The recent disclosures that Israel’s foreign ministry paid a six-figure sum to fund an “Esther Project” influencer drive — roughly $900,000 routed through Bridge Partners and Havas, which works out to about $6,100–$7,300 per post — should alarm every American who cares about sovereignty and honest discourse. When foreign governments quietly buy influence inside our information ecosystem, it corrodes trust and skews debate away from facts and toward paid narratives. Responsible citizens have a right to know when opinions on their feeds are actually sponsored talking points.

Brandon Tatum did the right thing by facing the memes head-on on his show and joining Stella Escobedo to explain what’s real and what’s political theater; he refused the easy route of bowing to outrage mobs and instead spoke plainly about propaganda and loyalty. Conservatives ought to applaud voices that push back against the platforms and narratives seeking to divide Americans for profit or geopolitical advantage. Honest, tough conversations like the one Tatum had are precisely what a free country needs to stay sane.

This isn’t happening in a vacuum: Prime Minister Netanyahu has publicly courted American influencers and religious leaders as part of a broader outreach strategy, showing that this campaign is organized at the highest levels and aimed at shaping American sympathies. When foreign leaders meet influencers and fund targeted messaging, it becomes a strategic operation — not merely grassroots goodwill — and Americans should be wary whenever national sentiment is manufactured abroad.

Worse still, reporting that tech giants took lucrative contracts to amplify government messaging — including a reported $45 million arrangement covering YouTube and Google’s ad services for Israeli government ads — spotlights the incestuous relationship between Big Tech, foreign PR machines, and Washington-friendly narratives.
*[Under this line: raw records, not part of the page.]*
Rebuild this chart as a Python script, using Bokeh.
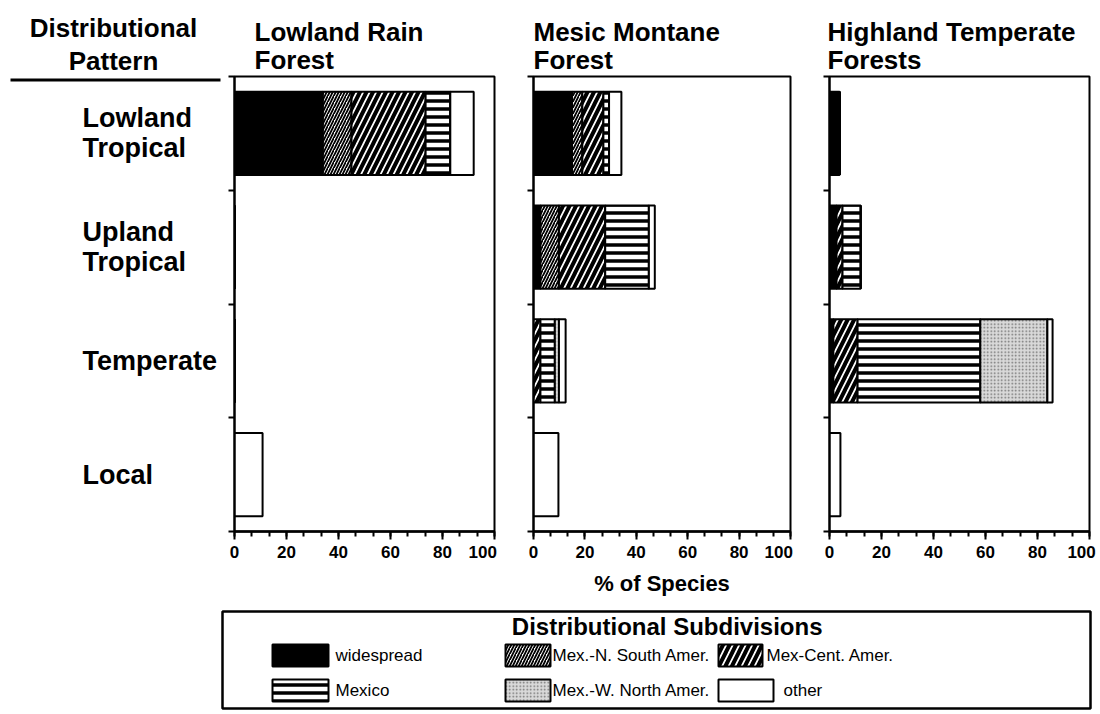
from bokeh.plotting import figure
from bokeh.layouts import row, column
from bokeh.models import Range1d, FixedTicker, ColumnDataSource, Title
from bokeh.core.properties import value
from bokeh.embed import file_html
from bokeh.resources import INLINE

# ---------------- data ----------------
categories = ["Lowland Tropical", "Upland Tropical", "Temperate", "Local"]
category_labels = ["Lowland\nTropical", "Upland\nTropical", "Temperate", "Local"]
subdivisions = ["widespread", "Mex.-N. South Amer.", "Mex-Cent. Amer.",
                "Mexico", "Mex.-W. North Amer.", "other"]
panel_titles = ["Lowland  Rain\nForest", "Mesic  Montane\nForest",
                "Highland  Temperate\nForests"]
header_lines = ["Distributional", "Pattern"]
x_tick_values = [0, 20, 40, 60, 80, 100]

# % of species (rows follow `categories`)
lrf_widespread = [34.0, 0.0, 0.0, 0.0]
lrf_mex_nsa = [11.0, 0.0, 0.0, 0.0]
lrf_mex_ca = [28.5, 0.0, 0.0, 0.0]
lrf_mexico = [9.5, 0.0, 0.0, 0.0]
lrf_mex_wna = [0.0, 0.0, 0.0, 0.0]
lrf_other = [9.0, 0.0, 0.0, 10.8]

mmf_widespread = [15.0, 2.7, 0.0, 0.0]
mmf_mex_nsa = [4.0, 7.2, 0.0, 0.0]
mmf_mex_ca = [8.2, 18.0, 2.7, 0.0]
mmf_mexico = [2.2, 17.0, 5.6, 0.0]
mmf_mex_wna = [0.0, 0.0, 1.6, 0.0]
mmf_other = [4.8, 2.3, 2.6, 9.7]

htf_widespread = [3.9, 2.7, 1.5, 0.0]
htf_mex_nsa = [0.0, 0.0, 0.0, 0.0]
htf_mex_ca = [0.0, 2.3, 9.3, 0.0]
htf_mexico = [0.0, 7.0, 47.2, 0.0]
htf_mex_wna = [0.0, 0.0, 25.8, 0.0]
htf_other = [0.0, 0.0, 2.0, 4.2]

panels_data = [
    [lrf_widespread, lrf_mex_nsa, lrf_mex_ca, lrf_mexico, lrf_mex_wna, lrf_other],
    [mmf_widespread, mmf_mex_nsa, mmf_mex_ca, mmf_mexico, mmf_mex_wna, mmf_other],
    [htf_widespread, htf_mex_nsa, htf_mex_ca, htf_mexico, htf_mex_wna, htf_other],
]

# ---------------- styles ----------------
FONT = "Liberation Sans"
keys = ["s%d" % i for i in range(len(subdivisions))]
sub_fill = ["black", "white", "white", "white", "#d9d9d9", "white"]
sub_hatch = [" ", "/", "/", "-", ".", " "]
sub_hatch_scale = [12, 6, 13, 8, 3.5, 12]
sub_hatch_weight = [1, 1.8, 4, 3.5, 1, 1]
sub_hatch_color = ["black", "black", "black", "black", "#707070", "black"]

n_cat = len(categories)
y_centers = [n_cat - 0.5 - i for i in range(n_cat)]
x_minor = [k * 20 / 3 for k in range(16)]

FIG_H = 600
TOP = 76
BOTTOM = 69
NBSP = "\u00a0"

panel_geom = [  # (border_left, frame_width, border_right, title_offset, nbsp)
    (8, 260, 31, 20, 5),
    (8, 257, 31, 0, 5),
    (8, 260, 11, -2, 1),
]


def style_title(t):
    t.text_font = FONT
    t.text_font_size = "26px"
    t.text_font_style = "bold"
    t.text_color = "black"
    t.text_line_height = 0.95


def make_panel(idx):
    bl, fw, br, toff, npad = panel_geom[idx]
    p = figure(width=bl + fw + br, height=FIG_H,
               x_range=Range1d(0, 100), y_range=Range1d(0, n_cat),
               min_border_left=bl, min_border_right=br,
               min_border_top=TOP, min_border_bottom=BOTTOM,
               output_backend="svg", toolbar_location=None,
               title=panel_titles[idx])
    style_title(p.title)
    p.title.offset = toff
    p.title.standoff = 3
    p.xgrid.visible = False
    p.ygrid.visible = False
    p.outline_line_color = "black"
    p.outline_line_width = 2
    p.background_fill_color = "white"
    p.border_fill_color = "white"

    data = {"y": y_centers}
    for k, vals in zip(keys, panels_data[idx]):
        data[k] = vals
    src = ColumnDataSource(data)
    p.hbar_stack(keys, y="y", height=0.73, source=src,
                 fill_color=sub_fill, hatch_pattern=sub_hatch,
                 hatch_scale=sub_hatch_scale, hatch_weight=sub_hatch_weight,
                 hatch_color=sub_hatch_color,
                 line_color="black", line_width=2)

    ax = p.xaxis[0]
    ax.ticker = FixedTicker(ticks=x_tick_values, minor_ticks=x_minor)
    ax.major_label_overrides = {100: "100" + NBSP * npad}
    ax.major_tick_out = 8
    ax.major_tick_in = 0
    ax.minor_tick_out = 5
    ax.minor_tick_in = 0
    ax.axis_line_width = 2.5
    ax.major_tick_line_width = 2
    ax.minor_tick_line_width = 2
    ax.major_label_text_font = FONT
    ax.major_label_text_font_size = "17px"
    ax.major_label_text_font_style = "bold"
    ax.major_label_text_color = "black"
    ax.major_label_standoff = 3
    if idx == 1:
        ax.axis_label = "% of Species"
        ax.axis_label_text_font = FONT
        ax.axis_label_text_font_size = "22px"
        ax.axis_label_text_font_style = "bold"
        ax.axis_label_text_color = "black"
        ax.axis_label_standoff = 6

    ay = p.yaxis[0]
    ay.ticker = FixedTicker(ticks=list(range(n_cat + 1)))
    ay.major_label_overrides = {i: "" for i in range(n_cat + 1)}
    ay.major_label_standoff = 0
    ay.major_tick_out = 6
    ay.major_tick_in = 0
    ay.axis_line_width = 2
    ay.major_tick_line_width = 2
    return p


panels = [make_panel(i) for i in range(3)]

# ---------------- left label column ----------------
lf = figure(width=226, height=FIG_H, x_range=Range1d(0, 226),
            y_range=Range1d(0, n_cat), min_border_left=0, min_border_right=0,
            min_border_top=TOP, min_border_bottom=BOTTOM,
            x_axis_type=None, y_axis_type=None, outline_line_color=None,
            output_backend="svg", toolbar_location=None, title=None)
# stacked header lines (first added sits closest to the frame)
for line_text, so in [(header_lines[1], 2), (header_lines[0], 0)]:
    t = Title(text=line_text, align="center", standoff=so)
    style_title(t)
    lf.add_layout(t, "above")
lf.xgrid.visible = False
lf.ygrid.visible = False
lf.text(x=[82] * n_cat, y=y_centers, text=category_labels,
        text_font=value(FONT), text_font_size="27px", text_font_style="bold",
        text_color="black", text_align="left", text_baseline="middle",
        text_line_height=1.0)
lf.segment(x0=[10], x1=[220], y0=[n_cat - 0.03], y1=[n_cat - 0.03],
           line_color="black", line_width=3)

# ---------------- legend box ----------------
lg = figure(width=1100, height=114, x_range=Range1d(222, 1090),
            y_range=Range1d(708, 611), min_border_left=222, min_border_right=10,
            min_border_top=11, min_border_bottom=6,
            x_axis_type=None, y_axis_type=None,
            outline_line_color="black", outline_line_width=2.5,
            output_backend="svg", toolbar_location=None)
lg.xgrid.visible = False
lg.ygrid.visible = False
order = [0, 1, 2, 3, 4, 5]
sw_left = [272, 505, 718, 272, 505, 718]
sw_right = [328, 550, 762, 328, 550, 773]
sw_y = [655, 655, 655, 690, 690, 690]
txt_x = [335, 552, 766, 335, 552, 783]
lsrc = ColumnDataSource(dict(
    left=sw_left, right=sw_right,
    top=[y - 11 for y in sw_y], bottom=[y + 11 for y in sw_y],
    fill=[sub_fill[i] for i in order], hatch=[sub_hatch[i] for i in order],
    hs=[sub_hatch_scale[i] for i in order], hw=[sub_hatch_weight[i] for i in order],
    hc=[sub_hatch_color[i] for i in order],
    tx=txt_x, ty=sw_y, label=[subdivisions[i] for i in order]))
lg.quad(left="left", right="right", top="top", bottom="bottom", source=lsrc,
        fill_color="fill", hatch_pattern="hatch", hatch_scale="hs",
        hatch_weight="hw", hatch_color="hc", line_color="black", line_width=2)
lg.text(x="tx", y="ty", text="label", source=lsrc, text_font=value(FONT),
        text_font_size="17px", text_color="black", text_align="left",
        text_baseline="middle")
lg.text(x=[670], y=[626], text=["Distributional  Subdivisions"],
        text_font=value(FONT), text_font_size="24px", text_font_style="bold",
        text_color="black", text_align="center", text_baseline="middle")

layout = column(row(lf, *panels), lg)
open("out.html", "w").write(file_html(layout, INLINE))
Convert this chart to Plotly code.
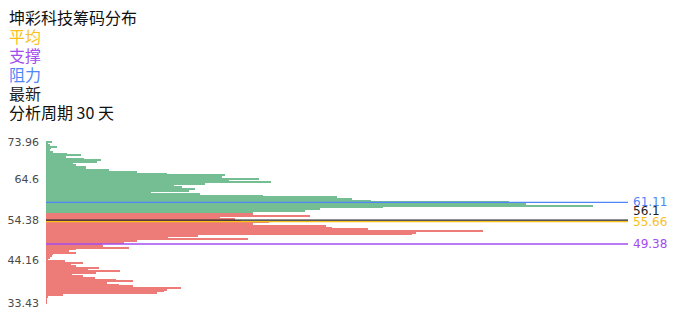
import numpy as np
import plotly.graph_objects as go

# ---- data ----
title = "坤彩科技筹码分布"
price_min, price_max = 33.43, 73.96
# chip volume per price level, top (73.96) -> bottom (33.43)
chips_top_down = [
    5.7, 2.3, 4, 10.7, 4.7, 4, 6.7, 20.7, 34.7, 20,
    38, 54.7, 50.7, 27.3, 29.7, 39.7, 39.7, 63.3, 91, 120.8,
    179, 176, 212.6, 182.6, 224.7, 159, 128, 136, 148.6, 142.6,
    105.4, 154, 217, 291, 305.7, 324.7, 463.3, 480, 547, 337,
    274, 259, 207,
    206.5, 263.5, 173.6, 188.6, 195, 222.6, 207, 279.7, 286, 322,
    437, 370, 366, 151.7, 122.3, 202, 90.7, 78, 56, 56.7,
    83.3, 30, 23.3, 30, 6.7, 5.7, 4, 1.7, 19, 36.7,
    24.7, 30, 53, 41.7, 74, 49.7, 25.7, 36.7, 49, 69.7,
    87.3, 60.7, 73, 86.7, 134.7, 121, 118, 110.7, 17.3, 1.3,
    0.7, 0.7, 0.3, 0.3,
]
n_green = 43  # levels above current price zone (profit side)
tick_labels = [33.43, 44.16, 54.38, 64.6, 73.96]

avg_price = 55.66
support = 49.38
resistance = 61.11
latest = 56.1
period_days = 30

# ---- derived ----
n = len(chips_top_down)
prices = np.linspace(price_max, price_min, n)
step = (price_max - price_min) / (n - 1)
colors = ["#2e9e5e"] * n_green + ["#e53935"] * (n - n_green)

W, H = 696, 320
ml, mr, mt, mb = 46, 68, 140, 15
pw, ph = W - ml - mr, H - mt - mb

def px_x(x):
    return (x - ml) / pw

def px_y(y):
    return (H - mb - y) / ph

xmax = 582

fig = go.Figure()
fig.add_trace(go.Bar(
    x=chips_top_down, y=prices, orientation="h",
    marker=dict(color=colors, line=dict(width=0)),
    opacity=0.66, width=step * 0.6, showlegend=False, hoverinfo="x+y",
))

line_defs = [
    (resistance, "#4f86f7", 0),
    (latest, "#222222", 9),
    (avg_price, "#f9c019", 0),
    (support, "#a24cf0", 0),
]
for val, col, ysh in line_defs:
    fig.add_trace(go.Scatter(
        x=[0, xmax], y=[val, val], yaxis="y2", mode="lines",
        line=dict(color=col, width=1.3), showlegend=False, hoverinfo="y",
    ))
    fig.add_annotation(
        x=1, xref="paper", y=val, yref="y2", text=f"{val:g}",
        showarrow=False, xanchor="left", yanchor="middle", xshift=4, yshift=ysh,
        borderpad=0,
        font=dict(family="DejaVu Sans", size=12, color=col),
    )

head = [
    (title, "#111111", 18),
    ("平均", "#f9c019", 37),
    ("支撑", "#a24cf0", 56),
    ("阻力", "#4f86f7", 75),
    ("最新", "#222222", 94),
    (f"分析周期 {period_days} 天", "#111111", 113),
]
for txt, col, yp in head:
    fig.add_annotation(
        x=px_x(8), y=px_y(yp - 0.7), xref="paper", yref="paper", text=txt,
        showarrow=False, xanchor="left", yanchor="middle", borderpad=0,
        font=dict(family="Noto Sans CJK SC", size=16, color=col),
    )

y1_lo = price_min - step / 2 - 0.9 * 0.2517
y1_hi = price_max + step / 2 + 0.9 * 0.2517
fig.update_layout(
    width=W, height=H, margin=dict(l=ml, r=mr, t=mt, b=mb, autoexpand=False),
    paper_bgcolor="white", plot_bgcolor="white",
    bargap=0,
    xaxis=dict(range=[0, xmax], visible=False, fixedrange=True, automargin=False),
    yaxis=dict(
        range=[y1_lo, y1_hi], tickvals=tick_labels,
        ticktext=[f"{v:g}" for v in tick_labels],
        showgrid=False, zeroline=False, showline=False, ticks="",
        tickfont=dict(family="DejaVu Sans", size=11, color="#4a4a4a"),
        ticklabelstandoff=6, automargin=False,
    ),
    yaxis2=dict(overlaying="y", range=[32.22, 78.63], visible=False, automargin=False),
    showlegend=False,
)

fig.write_html("out.html")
Big platform power combined with opaque ad buys turns information into ammunition; hardworking Americans deserve transparency, not sleight-of-hand branding as “public diplomacy.”

The Charlie Kirk text episode shows the rot on the inside: private messages released by Candace Owens and confirmed by Turning Point reveal donor pressure and the chilling effect cash can have on candid speech among conservatives. If money can muzzle one of our brightest voices, we must ask who calls the tune and whether “loyalty” is being rented out to the highest bidder. This is exactly why we need tough, principled personalities who will stand for truth even when it costs them donors or platform privileges.

Patriots should recognize two separate truths at once: we should stand with Israel as an American ally and as a bulwark against radicalism, but we must also refuse foreign-funded manipulation of American public opinion. The left and the globalist establishment love to frame any pushback as “antisemitic” or “anti-diplomacy,” but defending free, sovereign debate is not hatred — it’s patriotism. Brave conservatives like Tatum are reminding us that faith, truth, and national loyalty must come before paychecks and PR campaigns.

So here’s the bottom line for hardworking Americans: demand transparency from influencers, platforms, and elected officials; insist that any foreign-funded messaging be clearly disclosed; and don’t let elites or foreign powers co-opt your conscience. We must protect our culture, our churches, and our conversation from bought narratives while still standing as friends to allies whose interests align with ours. If we want a republic that serves citizens rather than advertisers, that work starts now.